The bet the no-tax republicans are making, is that the foreign creditors will never decide that the party’s over. The US still has the biggest economy in the world (by far) and the largest sphere of influence in the world (for better or worse), and some morons are betting that people worldwide will always be interested in being in the US business, and therefore will never cash in all their chips, no matter how dreary the US economy turns. They are betting that owning a piece of the US is like owning IBM or GE stock; you don’t sell when it goes down to buy stock in a hot start-up, you’re in it for the long haul. Now, the no-tax morons may be right, but it’s still a stupid and unnecessary bet. Even if you’re betting with 1000 to 1 odds, if you keep betting forever, you will eventually lose on the sure thing.

David said...

This is true, and you certainly have a better understanding of the underlying issues than I do. But I'd think the central bank creditors wouldn't even need to pull the plug; just by virtue of the threat, they can exert a lot of influence.

Some cynical people might even claim this is already happening, in areas like, I dunno, regulations concerning the safety of imported toys from China. It's always bad form to criticize your banker's manners.

Otherwise, as other economies come to represent better bets, the relative appeal of owning our debt presumably will decrease, no?

Feral said...

You've got it exactly right. China is a great example of what holding US debt can do to help your international trade position. They murder the environment, they hold the yuan down artificially at the expense of their own people to keep their exports high, they have (to put it politely) highly suspect labor laws and conditions, they have a huge military build-up under way in the pacific, etc etc. Yet, they maintain their very favorable trading aggreements with the US, because they are holding a significant amount of I.O.U.s.

The problem is that the right wing free market fanatics see no problem with any of these, since they believe that unregulated growth, in theory, will find the best path, so there's no harm in letting places like China go hogwild, doing whatever they want.

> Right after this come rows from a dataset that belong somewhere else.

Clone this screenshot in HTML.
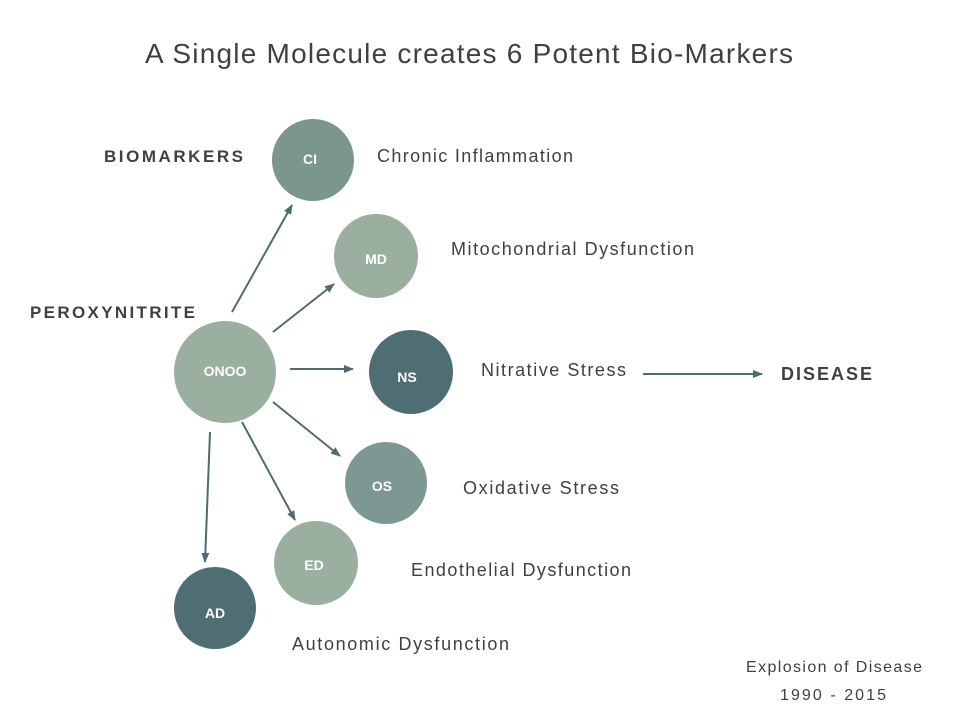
<!DOCTYPE html>
<html><head><style>
body{margin:0;width:960px;height:720px;background:#fff;overflow:hidden}
svg{display:block}
text{font-family:"Liberation Sans",sans-serif}
</style></head><body>
<svg width="960" height="720" viewBox="0 0 960 720">
<defs><marker id="a" markerWidth="10" markerHeight="8" refX="9" refY="4" orient="auto" markerUnits="userSpaceOnUse"><path d="M0,0 L10,4 L0,8 Z" fill="#4f6b70"/></marker></defs>
<text x="145" y="63" textLength="648" lengthAdjust="spacing" font-size="28" fill="#404040">A Single Molecule creates 6 Potent Bio-Markers</text>
<text x="104" y="162" textLength="139" lengthAdjust="spacing" font-size="17" font-weight="bold" fill="#404040">BIOMARKERS</text>
<text x="30" y="318" textLength="165" lengthAdjust="spacing" font-size="17" font-weight="bold" fill="#404040">PEROXYNITRITE</text>
<text x="781" y="380" textLength="91" lengthAdjust="spacing" font-size="18" font-weight="bold" fill="#404040">DISEASE</text>
<g stroke="#4f6b70" stroke-width="2" fill="none" marker-end="url(#a)">
<line x1="232" y1="312" x2="292" y2="205"/>
<line x1="273" y1="332" x2="334" y2="284"/>
<line x1="290" y1="369" x2="353" y2="369"/>
<line x1="273" y1="402" x2="340" y2="456"/>
<line x1="242" y1="422" x2="295" y2="520"/>
<line x1="210" y1="432" x2="205" y2="562"/>
<line x1="643" y1="374" x2="762" y2="374"/>
</g>
<circle cx="313" cy="160" r="41" fill="#7a968f"/>
<circle cx="376" cy="256" r="42" fill="#9aaf9f"/>
<circle cx="225" cy="372" r="51" fill="#9aaf9f"/>
<circle cx="411" cy="372" r="42" fill="#4f6e73"/>
<circle cx="386" cy="483" r="41" fill="#7d9892"/>
<circle cx="316" cy="563" r="42" fill="#9aaf9f"/>
<circle cx="215" cy="608" r="41" fill="#4f6e73"/>
<g fill="#fff" font-size="14" font-weight="bold" text-anchor="middle">
<text x="310" y="164">CI</text>
<text x="376" y="264">MD</text>
<text x="225" y="376">ONOO</text>
<text x="407" y="382">NS</text>
<text x="382" y="491">OS</text>
<text x="314" y="570">ED</text>
<text x="215" y="618">AD</text>
</g>
<g fill="#404040" font-size="18" lengthAdjust="spacing">
<text x="377" y="162" textLength="196">Chronic Inflammation</text>
<text x="451" y="255" textLength="243">Mitochondrial Dysfunction</text>
<text x="481" y="376" textLength="145">Nitrative Stress</text>
<text x="463" y="494" textLength="156">Oxidative Stress</text>
<text x="411" y="576" textLength="220">Endothelial Dysfunction</text>
<text x="292" y="650" textLength="217">Autonomic Dysfunction</text>
</g>
<text x="746" y="672" textLength="176" lengthAdjust="spacing" font-size="16" fill="#404040">Explosion of Disease</text>
<text x="780" y="700" textLength="106" lengthAdjust="spacing" font-size="16" fill="#404040">1990 - 2015</text>
</svg>
</body></html>
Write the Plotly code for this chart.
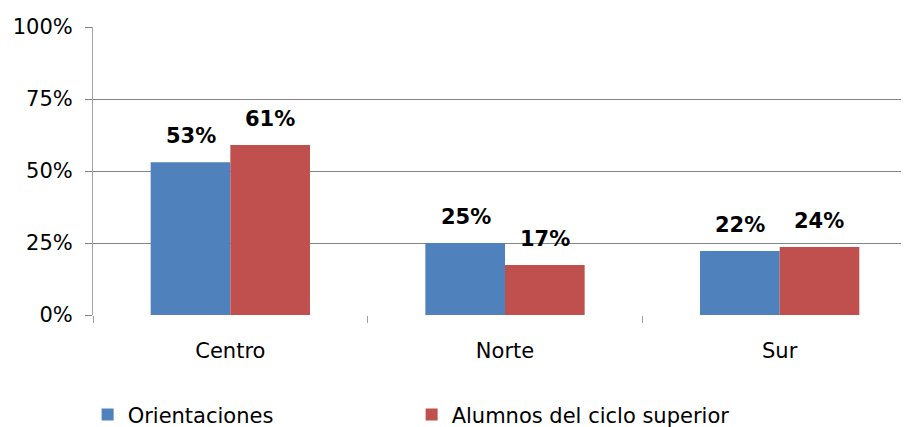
import plotly.graph_objects as go

# data
regions = ["Centro", "Norte", "Sur"]
orientaciones = [0.53, 0.25, 0.222]
alumnos = [0.59, 0.174, 0.236]
orientaciones_labels = ["53%", "25%", "22%"]
alumnos_labels = ["61%", "17%", "24%"]
y_ticks = [0, 0.25, 0.5, 0.75, 1.0]
y_tick_labels = ["0%", "25%", "50%", "75%", "100%"]

BLUE = "#4F81BD"
RED = "#C0504D"
FONT = "DejaVu Sans, Arial, sans-serif"

fig = go.Figure()
fig.add_trace(go.Bar(x=regions, y=orientaciones, name="Orientaciones",
                     marker=dict(color=BLUE, line=dict(width=0))))
fig.add_trace(go.Bar(x=regions, y=alumnos, name="Alumnos del ciclo superior",
                     marker=dict(color=RED, line=dict(width=0))))

# value labels sit well above each bar, as in the original
for vals, labels, shift in [(orientaciones, orientaciones_labels, -39.5),
                            (alumnos, alumnos_labels, 39.5)]:
    for reg, v, lab in zip(regions, vals, labels):
        fig.add_annotation(x=reg, y=v, text="<b>" + lab + "</b>", showarrow=False,
                           xshift=shift, yshift=26, yanchor="middle",
                           font=dict(size=21, color="black", family=FONT))

# page body adds 8px, so margins are reduced by that amount
fig.update_layout(
    width=909, height=427,
    margin=dict(l=85, r=0, t=19, b=120),
    plot_bgcolor="white", paper_bgcolor="white",
    barmode="group", bargap=0.42, bargroupgap=0,
    font=dict(family=FONT, size=21, color="black"),
    showlegend=True,
    legend=dict(orientation="h", xref="container", yref="container",
                x=0.0876, y=0.047, xanchor="left", yanchor="middle",
                entrywidth=279, entrywidthmode="pixels",
                font=dict(size=21, family=FONT), traceorder="normal"),
)
fig.update_xaxes(showgrid=False, showline=False, ticks="outside", tickson="boundaries",
                 ticklen=7, tickcolor="#A0A0A0", tickfont=dict(size=21),
                 ticklabelstandoff=21)
fig.update_yaxes(range=[0, 1.0], tickvals=y_ticks, ticktext=y_tick_labels,
                 showgrid=True, gridcolor="#868686", gridwidth=1,
                 showline=True, linecolor="#A0A0A0", linewidth=1,
                 ticks="outside", ticklen=7, tickcolor="#868686",
                 zeroline=False, tickfont=dict(size=21), ticklabelstandoff=8)

fig.write_html("out.html")
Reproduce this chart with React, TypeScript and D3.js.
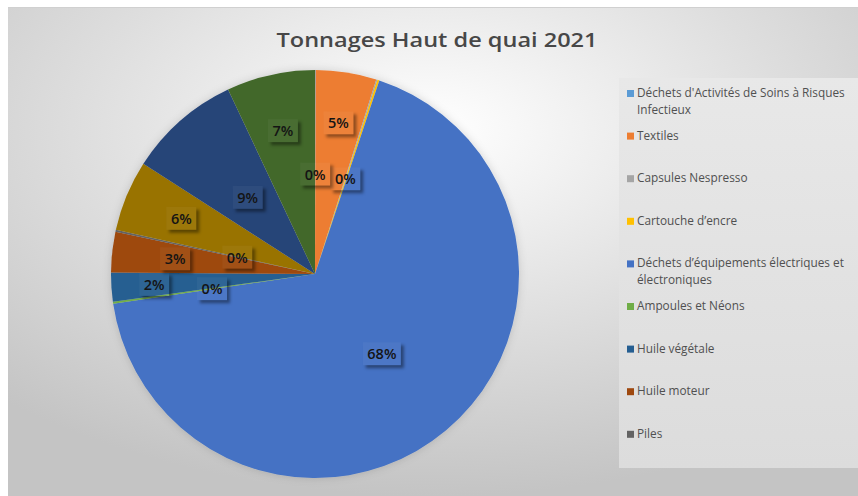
import React from "react";
import * as d3 from "d3";

const categories = [
  "Déchets d'Activités de Soins à Risques Infectieux",
  "Textiles",
  "Capsules Nespresso",
  "Cartouche d’encre",
  "Déchets d’équipements électriques et électroniques",
  "Ampoules et Néons",
  "Huile végétale",
  "Huile moteur",
  "Piles",
  "Catégorie 10",
  "Catégorie 11",
  "Catégorie 12",
];
const values = [0.05, 4.8, 0.1, 0.15, 67.5, 0.15, 2.3, 3.2, 0.15, 5.6, 8.9, 7.0];
const colors = [
  "#5B9BD5", "#ED7D31", "#A5A5A5", "#FFC000", "#4472C4", "#70AD47",
  "#255E91", "#9E480E", "#636363", "#997300", "#264478", "#43682B",
];
const labelRadius = [0.49, 0.75, 0.49, 0.49, 0.51, 0.51, 0.79, 0.69, 0.39, 0.71, 0.5, 0.72];
const legendLines = [
  ["Déchets d'Activités de Soins à Risques", "Infectieux"],
  ["Textiles"],
  ["Capsules Nespresso"],
  ["Cartouche d’encre"],
  ["Déchets d’équipements électriques et", "électroniques"],
  ["Ampoules et Néons"],
  ["Huile végétale"],
  ["Huile moteur"],
  ["Piles"],
];
const title = "Tonnages Haut de quai 2021";

const W = 858;
const H = 496;
const cx = 315;
const cy = 274;
const R = 204;

export default function App() {
  const total = d3.sum(values);
  const pie = d3.pie<number>().sort(null).value((d) => d)(values);
  const arc = d3.arc<d3.PieArcDatum<number>>().innerRadius(0).outerRadius(R);
  const font = "'Open Sans', 'Noto Sans', sans-serif";
  const bh = 23;

  const placed: { x: number; y: number }[] = [];
  const labels = pie
    .map((p, i) => {
      const a = (p.startAngle + p.endAngle) / 2;
      const r = labelRadius[i] * R;
      return { i, x: Math.sin(a) * r, y: -Math.cos(a) * r };
    })
    .filter((l) => {
      const clash = placed.some((q) => Math.hypot(q.x - l.x, q.y - l.y) < 8);
      if (!clash) placed.push(l);
      return !clash;
    });

  return (
    <svg width={W} height={H} style={{ position: "absolute", left: 0, top: 0 }}>
      <defs>
        <radialGradient id="bg" cx="0.5" cy="0.25" r="0.75">
          <stop offset="0" stopColor="#ffffff" />
          <stop offset="0.55" stopColor="#dedede" />
          <stop offset="1" stopColor="#c4c4c4" />
        </radialGradient>
        <linearGradient id="leg" x1="0" y1="0" x2="0" y2="1">
          <stop offset="0" stopColor="#e8e8e8" />
          <stop offset="1" stopColor="#dcdcdc" />
        </linearGradient>
        <filter id="blur2" x="-40%" y="-40%" width="180%" height="180%">
          <feGaussianBlur stdDeviation="1.4" />
        </filter>
        <filter id="pieShadow" x="-20%" y="-20%" width="140%" height="140%">
          <feDropShadow dx="0" dy="0" stdDeviation="4" floodColor="#000" floodOpacity="0.15" />
        </filter>
        {[30, 38].map((bw) => (
          <mask key={bw} id={`m${bw}`} maskUnits="userSpaceOnUse" x={-60} y={-40} width={120} height={80}>
            <rect x={-60} y={-40} width={120} height={80} fill="#fff" />
            <rect x={-bw / 2} y={-bh / 2} width={bw} height={bh} fill="#000" />
          </mask>
        ))}
      </defs>
      <rect x={8} y={7} width={W - 8} height={H - 7} fill="url(#bg)" />
      <line x1={8} x2={W} y1={7.5} y2={7.5} stroke="#d0d0d0" />
      <text
        x={437}
        y={47}
        textAnchor="middle"
        fontFamily={font}
        fontWeight={600}
        fontSize={20}
        fill="#474747"
        textLength={321}
        lengthAdjust="spacingAndGlyphs"
      >
        {title}
      </text>

      <g transform={`translate(${cx},${cy})`} filter="url(#pieShadow)">
        {pie.map((p, i) => (
          <path key={i} d={arc(p) || ""} fill={colors[i]} />
        ))}
      </g>

      <g transform={`translate(${cx},${cy})`}>
        {labels.map(({ i, x, y }) => {
          const txt = `${Math.round((values[i] / total) * 100)}%`;
          const bw = txt.length === 2 ? 30 : 38;
          const o = 3;
          return (
            <g key={i} transform={`translate(${x},${y})`}>
              <g mask={`url(#m${bw})`}>
                <rect
                  x={-bw / 2 + o}
                  y={-bh / 2 + o}
                  width={bw}
                  height={bh}
                  fill="#000"
                  fillOpacity={0.4}
                  filter="url(#blur2)"
                />
              </g>
              <rect x={-bw / 2} y={-bh / 2} width={bw} height={bh} fill="#fff" fillOpacity={0.04} />
              <text
                x={0}
                y={5.5}
                textAnchor="middle"
                fontFamily={font}
                fontWeight={600}
                fontSize={14.5}
                fill="#141414"
              >
                {txt}
              </text>
            </g>
          );
        })}
      </g>

      <rect x={619} y={78} width={W - 619} height={390} fill="url(#leg)" />
      {legendLines.map((lines, i) => {
        const y0 = 97 + i * 42.6;
        return (
          <g key={i}>
            <rect x={627} y={y0 - 7} width={7} height={7} fill={colors[i]} />
            {lines.map((t, j) => (
              <text
                key={j}
                x={637}
                y={y0 + j * 17}
                fontFamily={font}
                fontSize={11.8}
                fill="#505050"
              >
                {t}
              </text>
            ))}
          </g>
        );
      })}
    </svg>
  );
}
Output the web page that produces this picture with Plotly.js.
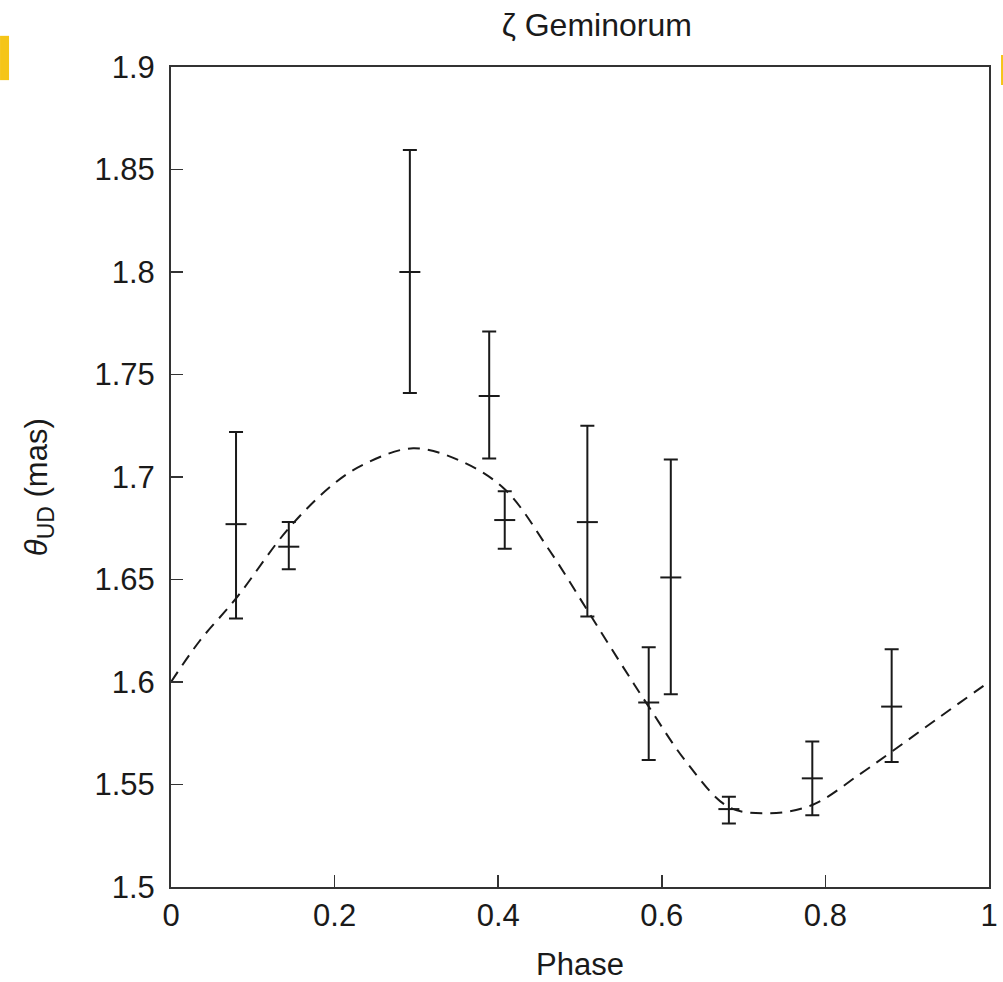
<!DOCTYPE html>
<html>
<head>
<meta charset="utf-8">
<script src="https://cdn.plot.ly/plotly-3.0.1.min.js"></script>
<style>html,body{margin:0;padding:0;background:#fff;}#chart{width:1003px;height:982px;}</style>
</head>
<body>
<div id="chart"></div>
<script>
// Measurements (phase, angular diameter, error bars)
const phase = [0.0795, 0.144, 0.292, 0.389, 0.408, 0.509, 0.584, 0.611, 0.682, 0.784, 0.881];
const theta = [1.677, 1.666, 1.800, 1.7395, 1.679, 1.678, 1.590, 1.651, 1.538, 1.553, 1.588];
const errUp = [0.045, 0.012, 0.0595, 0.0315, 0.014, 0.047, 0.027, 0.0575, 0.006, 0.018, 0.028];
const errDown = [0.046, 0.011, 0.059, 0.0305, 0.014, 0.046, 0.028, 0.057, 0.007, 0.018, 0.027];

// Model curve (dashed)
const modelPhase = [0, 0.035, 0.08, 0.144, 0.2, 0.24, 0.296, 0.353, 0.408, 0.463, 0.509, 0.55, 0.584, 0.63, 0.682, 0.732, 0.784, 0.842, 0.881, 0.94, 1.0];
const modelTheta = [1.600, 1.620, 1.641, 1.675, 1.697, 1.707, 1.714, 1.708, 1.694, 1.664, 1.635, 1.609, 1.588, 1.561, 1.539, 1.536, 1.540, 1.555, 1.566, 1.583, 1.600];

const xTicks = [0, 0.2, 0.4, 0.6, 0.8, 1];
const xTickText = ['0', '0.2', '0.4', '0.6', '0.8', '1'];
const yTicks = [1.5, 1.55, 1.6, 1.65, 1.7, 1.75, 1.8, 1.85, 1.9];
const yTickText = ['1.5', '1.55', '1.6', '1.65', '1.7', '1.75', '1.8', '1.85', '1.9'];

const titleText = 'ζ Geminorum';
const xTitle = 'Phase';
const yTitle = '<i>θ</i><sub><span style="font-size:23px">UD</span></sub> (mas)';

const font = 'Liberation Sans, Arial, Helvetica, sans-serif';
const ink = '#1a1a1a';

const traces = [
  {
    x: modelPhase, y: modelTheta, type: 'scatter', mode: 'lines',
    line: {color: ink, width: 2, dash: '12px,8px', shape: 'spline', smoothing: 1},
    hoverinfo: 'skip'
  },
  {
    x: phase, y: theta, type: 'scatter', mode: 'markers',
    marker: {symbol: 'line-ew-open', size: 15, color: ink, line: {color: ink, width: 2}},
    error_y: {type: 'data', symmetric: false, array: errUp, arrayminus: errDown,
              color: ink, thickness: 2, width: 7}
  }
];

const layout = {
  width: 1003, height: 982,
  margin: {l: 171, r: 14, t: 67, b: 95},
  paper_bgcolor: '#fff', plot_bgcolor: '#fff',
  showlegend: false,
  font: {family: font, color: ink, size: 31},
  title: {text: titleText, font: {family: font, size: 32, color: ink},
          x: 0.595, xref: 'container', xanchor: 'center', y: 0.975, yref: 'container', yanchor: 'middle'},
  xaxis: {
    range: [0, 1], tickvals: xTicks, ticktext: xTickText,
    ticks: 'inside', ticklen: 12, tickwidth: 1.5, tickcolor: '#333',
    showline: true, linecolor: '#333', linewidth: 2, mirror: true,
    showgrid: false, zeroline: false, automargin: false,
    tickfont: {family: font, size: 31, color: ink},
    ticklabelstandoff: 0,
    title: {text: xTitle, font: {family: font, size: 31, color: ink}, standoff: 24}
  },
  yaxis: {
    range: [1.5, 1.9], tickvals: yTicks, ticktext: yTickText,
    ticks: 'inside', ticklen: 12, tickwidth: 1.5, tickcolor: '#333',
    showline: true, linecolor: '#333', linewidth: 2, mirror: true,
    showgrid: false, zeroline: false, automargin: false,
    tickfont: {family: font, size: 31, color: ink},
    ticklabelstandoff: 8
  },
  annotations: [
    {text: yTitle, xref: 'paper', yref: 'paper', x: -0.161, y: 0.488,
     xanchor: 'center', yanchor: 'middle', textangle: -90, showarrow: false,
     font: {family: font, size: 31, color: ink}}
  ],
  shapes: [
    {type: 'rect', xref: 'paper', yref: 'paper', x0: -0.209, x1: -0.198, y0: 0.984, y1: 1.038,
     fillcolor: '#f5c518', line: {width: 0}, layer: 'above'},
    {type: 'rect', xref: 'paper', yref: 'paper', x0: 1.0147, x1: 1.018, y0: 0.978, y1: 1.0146,
     fillcolor: '#f5c518', line: {width: 0}, layer: 'above'}
  ]
};

Plotly.newPlot('chart', traces, layout, {displayModeBar: false, staticPlot: true});
</script>
</body>
</html>
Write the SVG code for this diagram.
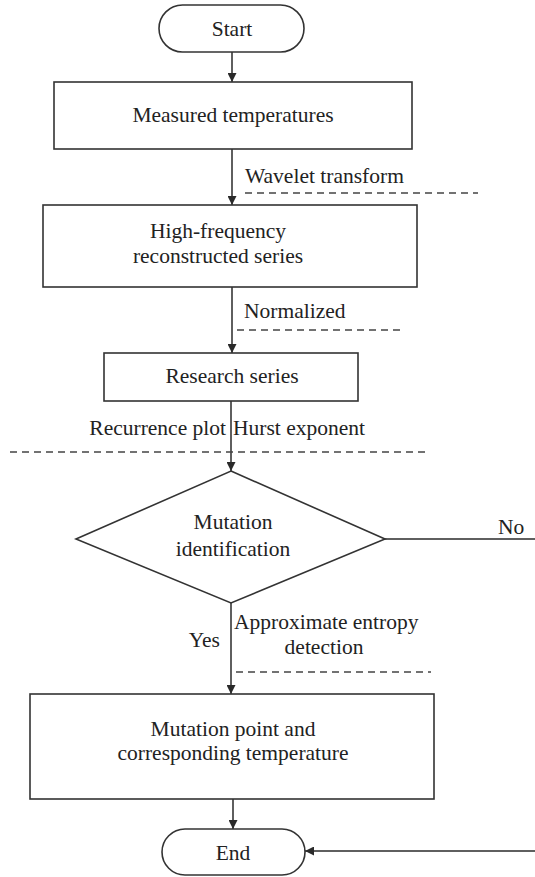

It results in cheap goods for the US, plus they keep putting all their profits back into the US economy in order to be able to keep making profits. Now, this is a significant advantage, and one that China cannot get by investing in, say, the solid economy of Belgium. The symbiotic relationship will most likely continue on semi-solid footing from an economist's point of view; whether it should, from a secular humanist's point of view, should be the argument the Dems have to make.